I don't even know where to begin, so I'll just start typing and hope it doesn't come out too horrible. I've been on a real hiatus from the church for a while now. As you know, I became an elder back in June, but since then I haven't really done anything. And that kind of includes going to church. I guess "haven't really done anything" is a little unfair though. The truth is, I've made quite a few changes in my life, and most of them aren't the kind that I would expect you to approve of. The thing is, none of my non-member friends seem to care. I mean, they care in a certain respect, but they don't hassle me about it and they don't change the way they act toward me at all. So I suppose the question would be, would it really be any different between us?
Would it really be any different if I had started enjoying beers again? Would it really be any different if I smoked? Would it really be any different if I stopped self-identifying as a Mormon? Would it really be any different if I went back to having sex with men? Would we still be friends, who saw each other the same way?
The first two started back at camp. I'm not addicted to either, I just happen to like them both. I haven't had a drink in a couple of weeks now, but you get the idea.
Last Night, I was home alone and the Missionaries came to the door. I live in a gated complex with 24-hour security. I cannot tell you how much it pisses me off that they were in the complex. They said I wasn't the person they were looking for, unless I maybe happened to be a member of their church. I lied, and said I wasn't. They offered me some insecticides, and I chewed them out because they're bad for the environment. They asked if I had a place to go to church on Sunday, and I said I wasn't the religious type. They told me that if I changed my mind, their church was right down the road and that lots of pretty girls went there. I told them I was gay and they left. It was pretty remarkably awkward, but the point is that I told a bald faced lie when asked whether I was Mormon or not. Or was it? Am I anymore? I don't know...
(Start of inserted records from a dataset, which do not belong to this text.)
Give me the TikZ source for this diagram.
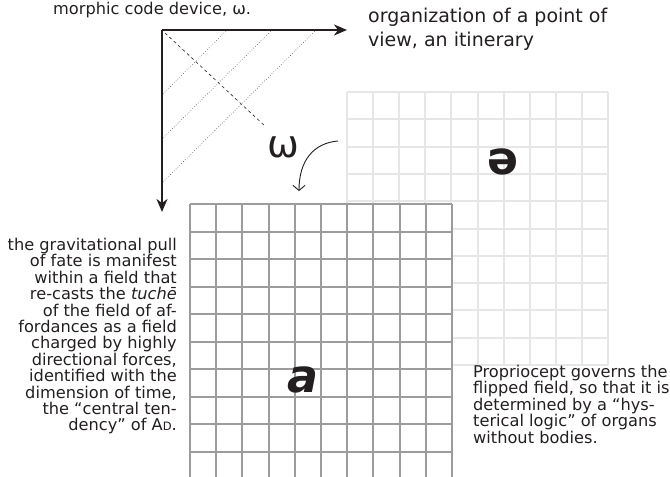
\documentclass[tikz,border=0pt]{standalone}
\usepackage{fontspec}
\setmainfont{DejaVu Sans}
\usetikzlibrary{arrows.meta}
\definecolor{backgrid}{HTML}{E6E6E6}
\definecolor{frontgrid}{HTML}{9C9C9C}
\definecolor{ink}{HTML}{231F20}

\begin{document}
\begin{tikzpicture}[x=1pt, y=-1pt,
  gridback/.style={backgrid, line width=1.8pt},
  gridfront/.style={frontgrid, line width=1.6pt},
  axis/.style={ink, line width=1.8pt, -{Stealth[length=13pt, width=11pt, inset=4pt]}},
  hatch/.style={black!70, dotted, line width=0.6pt},
  caption/.style={font=\fontsize{16.2}{16.4}\selectfont, inner sep=0pt, text=ink}]
  \useasboundingbox (0,0) rectangle (670,477);
  % back field (flipped)
  \draw[gridback] (347,92) -- (347,365);
  \draw[gridback] (373,92) -- (373,365);
  \draw[gridback] (399,92) -- (399,365);
  \draw[gridback] (425,92) -- (425,365);
  \draw[gridback] (451,92) -- (451,365);
  \draw[gridback] (478,92) -- (478,365);
  \draw[gridback] (504,92) -- (504,365);
  \draw[gridback] (530,92) -- (530,365);
  \draw[gridback] (556,92) -- (556,365);
  \draw[gridback] (582,92) -- (582,365);
  \draw[gridback] (608,92) -- (608,365);
  \draw[gridback] (347,92) -- (608,92);
  \draw[gridback] (347,119) -- (608,119);
  \draw[gridback] (347,147) -- (608,147);
  \draw[gridback] (347,174) -- (608,174);
  \draw[gridback] (347,201) -- (608,201);
  \draw[gridback] (347,229) -- (608,229);
  \draw[gridback] (347,256) -- (608,256);
  \draw[gridback] (347,283) -- (608,283);
  \draw[gridback] (347,310) -- (608,310);
  \draw[gridback] (347,338) -- (608,338);
  \draw[gridback] (347,365) -- (608,365);
  \node[font=\fontsize{46}{46}\selectfont\bfseries, text=ink] (flip) at (503,162) {ə};
  % front field
  \fill[white] (190,204) rectangle (452,479);
  \draw[gridfront] (190,204) -- (190,479);
  \draw[gridfront] (216,204) -- (216,479);
  \draw[gridfront] (242,204) -- (242,479);
  \draw[gridfront] (269,204) -- (269,479);
  \draw[gridfront] (295,204) -- (295,479);
  \draw[gridfront] (321,204) -- (321,479);
  \draw[gridfront] (347,204) -- (347,479);
  \draw[gridfront] (373,204) -- (373,479);
  \draw[gridfront] (400,204) -- (400,479);
  \draw[gridfront] (426,204) -- (426,479);
  \draw[gridfront] (452,204) -- (452,479);
  \draw[gridfront] (190,204) -- (452,204);
  \draw[gridfront] (190,232) -- (452,232);
  \draw[gridfront] (190,259) -- (452,259);
  \draw[gridfront] (190,287) -- (452,287);
  \draw[gridfront] (190,314) -- (452,314);
  \draw[gridfront] (190,342) -- (452,342);
  \draw[gridfront] (190,369) -- (452,369);
  \draw[gridfront] (190,397) -- (452,397);
  \draw[gridfront] (190,424) -- (452,424);
  \draw[gridfront] (190,452) -- (452,452);
  \draw[gridfront] (190,479) -- (452,479);
  \node[font=\fontsize{46}{46}\selectfont\bfseries\itshape, text=ink] (afield) at (303,380) {a};
  % code device
  \coordinate (origin) at (162,30);
  \coordinate (xend) at (347,30);
  \coordinate (yend) at (162,212);
  \draw[hatch] (163,94) -- (226,31);
  \draw[hatch] (163,138) -- (271,31);
  \draw[hatch] (163,182) -- (315,31);
  \draw[ink, dashed, line width=0.6pt] (165,33) -- (266,127);
  \draw[axis] (origin) -- (xend);
  \draw[axis] (origin) -- (yend);
  \node[font=\fontsize{38}{38}\selectfont, text=ink] (omega) at (283,147) {ω};
  \coordinate (bendstart) at (338,141);
  \coordinate (bendend) at (299,191);
  \draw[ink, line width=0.9pt, -{Straight Barb[length=5pt, width=12pt]}] (bendstart) .. controls (314,143) and (299,160) .. (bendend);
  % texts
  \node[caption, anchor=base west] (device) at (53,14) {morphic code device, ω.};
  \node[font=\fontsize{19}{24}\selectfont, inner sep=0pt, text=ink, align=left, anchor=north west] (itinerary) at (368,8)
    {organization of a point of\\view, an itinerary};
  \node[caption, align=right, anchor=north east] (pull) at (177,238)
    {the gravitational pull\\of fate is manifest\\within a field that\\re-casts the \textit{tuchē}\\of the field of af-\\fordances as a field\\charged by highly\\directional forces,\\identified with the\\dimension of time,\\the “central ten-\\dency” of A{\fontsize{11.5}{11.5}\selectfont D}.};
  \node[caption, align=left, anchor=north west] (proprio) at (473,365)
    {Propriocept governs the\\flipped field, so that it is\\determined by a “hys-\\terical logic” of organs\\without bodies.};
\end{tikzpicture}
\end{document}
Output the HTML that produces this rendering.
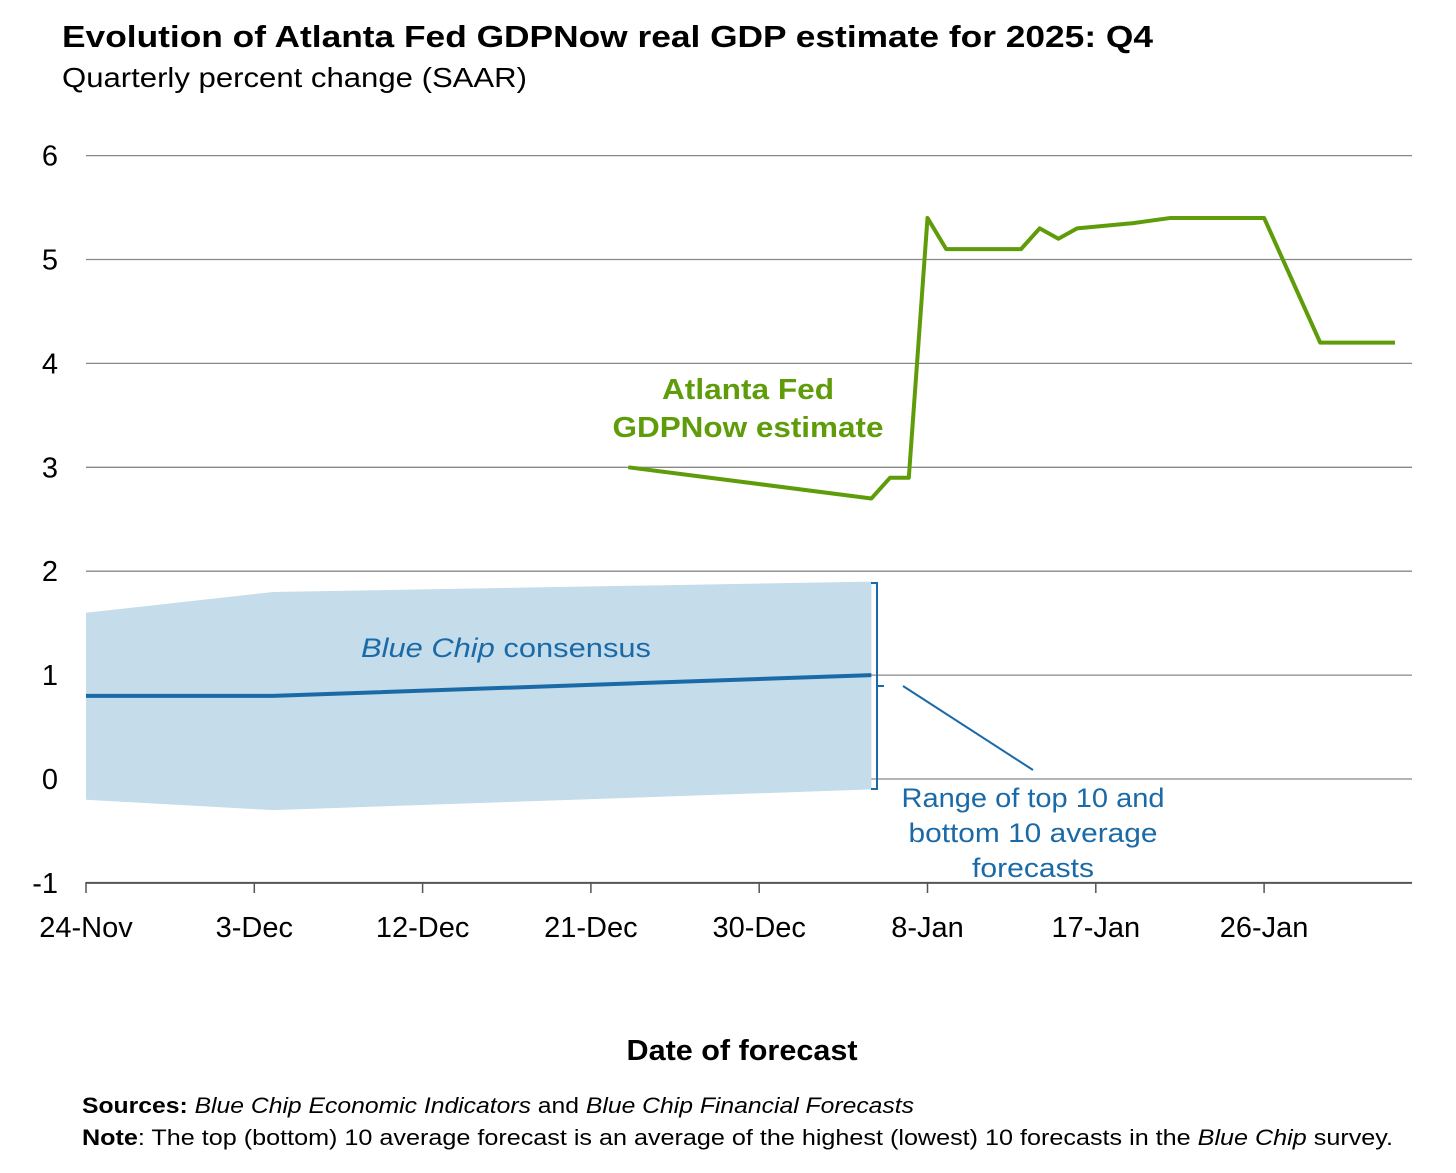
<!DOCTYPE html>
<html><head><meta charset="utf-8"><style>
body{margin:0;background:#fff;font-family:"Liberation Sans",sans-serif;}
svg text{font-family:"Liberation Sans",sans-serif;}
</style></head><body>
<svg width="1456" height="1168" viewBox="0 0 1456 1168">
<text x="62" y="47" font-size="31" font-weight="bold" fill="#000" textLength="1091" lengthAdjust="spacingAndGlyphs">Evolution of Atlanta Fed GDPNow real GDP estimate for 2025: Q4</text>
<text x="62" y="87" font-size="28" fill="#000" textLength="465" lengthAdjust="spacingAndGlyphs">Quarterly percent change (SAAR)</text>
<g id="grid"></g><g id="band"></g><g id="lines"></g><g id="axes"></g>
<text x="361" y="657" font-size="27" fill="#1a6aa8" textLength="290" lengthAdjust="spacingAndGlyphs"><tspan font-style="italic">Blue Chip</tspan> consensus</text>
<text x="748" y="399" font-size="29" font-weight="bold" fill="#5f9c0a" text-anchor="middle" textLength="172" lengthAdjust="spacingAndGlyphs">Atlanta Fed</text>
<text x="748" y="437" font-size="29" font-weight="bold" fill="#5f9c0a" text-anchor="middle" textLength="271" lengthAdjust="spacingAndGlyphs">GDPNow estimate</text>
<path d="M871 583 h6 v206 h-6 M877 686 h7" stroke="#1a6aa8" stroke-width="2" fill="none"/>
<line x1="903" y1="686" x2="1033" y2="770" stroke="#1a6aa8" stroke-width="2"/>
<g font-size="27" fill="#1a6aa8" text-anchor="middle">
<text x="1033" y="807" textLength="263" lengthAdjust="spacingAndGlyphs">Range of top 10 and</text><text x="1033" y="842" textLength="249" lengthAdjust="spacingAndGlyphs">bottom 10 average</text><text x="1033" y="877" textLength="122" lengthAdjust="spacingAndGlyphs">forecasts</text></g>
<text x="742" y="1060" font-size="29" font-weight="bold" text-anchor="middle" textLength="231" lengthAdjust="spacingAndGlyphs">Date of forecast</text>
<text x="82" y="1113" font-size="22" textLength="832" lengthAdjust="spacingAndGlyphs"><tspan font-weight="bold">Sources:</tspan> <tspan font-style="italic">Blue Chip Economic Indicators</tspan> and <tspan font-style="italic">Blue Chip Financial Forecasts</tspan></text>
<text x="82" y="1145" font-size="22" textLength="1311" lengthAdjust="spacingAndGlyphs"><tspan font-weight="bold">Note</tspan>: The top (bottom) 10 average forecast is an average of the highest (lowest) 10 forecasts in the <tspan font-style="italic">Blue Chip</tspan> survey.</text>
</svg>
<script>
const yTicks=[6,5,4,3,2,1,0,-1];
const xTickDays=[0,9,18,27,36,45,54,63];
const xTickLabels=["24-Nov","3-Dec","12-Dec","21-Dec","30-Dec","8-Jan","17-Jan","26-Jan"];
const gdpDays=[29,42,43,44,45,46,50,51,52,53,56,58,63,66,70];
const gdpValues=[3.0,2.7,2.9,2.9,5.4,5.1,5.1,5.3,5.2,5.3,5.35,5.4,5.4,4.2,4.2];
const bcDays=[0,10,42];
const bcValues=[0.8,0.8,1.0];
const bcHigh=[1.6,1.8,1.9];
const bcLow=[-0.2,-0.3,-0.1];
const NS="http://www.w3.org/2000/svg";
const X=d=>86+d*18.7, Y=v=>779-v*103.9;
function mk(t,a,p){const e=document.createElementNS(NS,t);for(const k in a)e.setAttribute(k,a[k]);document.getElementById(p).appendChild(e);return e;}
yTicks.forEach(v=>{
 const l=mk('line',{x1:86,x2:1412,y1:Y(v),y2:Y(v),stroke:v==-1?'#555':'#888','stroke-width':v==-1?2:1.3},'grid');
 
 
 const t=mk('text',{x:58,y:Y(v)+10,'font-size':29,'text-anchor':'end'},'axes');t.textContent=v;
 
 
});
xTickDays.forEach((d,i)=>{
 const l=mk('line',{x1:X(d),x2:X(d),y1:882,y2:893,stroke:'#555','stroke-width':1.5},'axes');
 
 
 const t=mk('text',{x:X(d),y:937,'font-size':29,'text-anchor':'middle'},'axes');t.textContent=xTickLabels[i];
 
 
});
let pts=bcDays.map((d,i)=>X(d)+','+Y(bcHigh[i])).concat(bcDays.map((d,i)=>X(d)+','+Y(bcLow[i])).reverse());
const band=mk('polygon',{points:pts.join(' '),fill:'#c5dcea'},'band');


const bc=mk('polyline',{points:bcDays.map((d,i)=>X(d)+','+Y(bcValues[i])).join(' '),fill:'none',stroke:'#1a6aa8','stroke-width':4},'lines');


const g=mk('polyline',{points:gdpDays.map((d,i)=>X(d)+','+Y(gdpValues[i])).join(' '),fill:'none',stroke:'#5f9c0a','stroke-width':4,'stroke-linejoin':'round'},'lines');


</script>
</body></html>
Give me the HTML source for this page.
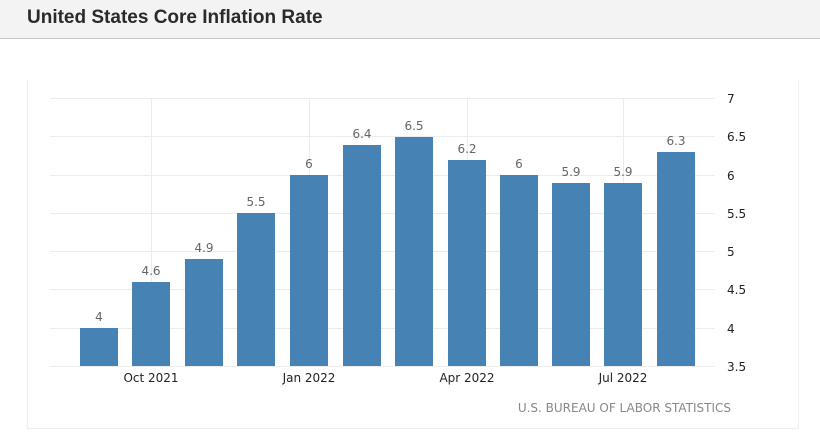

I still haven't had sex in quite a while. And it's driving me crazy. It's everything that I can do to hold back, and I'm not sure why I'm doing it. My hot gay roommate is driving me nuts, but he's not the only one. So many gay guys do this program... and so many of them are really good looking. I'm strong enough to keep myself from coming on to anybody, but if they started coming on to me it would pretty much all be over.
The moral of the story? I don't know... I guess it's that I'm really feeling some antipathy toward the church right now. It would be so easy to just not go back... So easy... I doubt I'll go back to church before January. I forgot to mention that I'm way way way behind on tithing. The word January made me think of Tithing Settlements (in a round about way). I'm pretty sure that if these are the things that determine my success in the next life, I'm screwed. I just want out. I wish that nobody in my Family had ever even heard of the church. I wish that I could be free from the constant second guessing of myself and the uncertainty of it all. It's not just being Mormon and being Gay that's hard to balance. It's being Mormon and living a life that's full and enriched in which I do everything that I want to... That's the one I'm sucking at... And I just want out. I want to be able to say, "I quit" and have it all end... But it doesn't work that way, does it?
If I weren't Mormon, would it really be any different?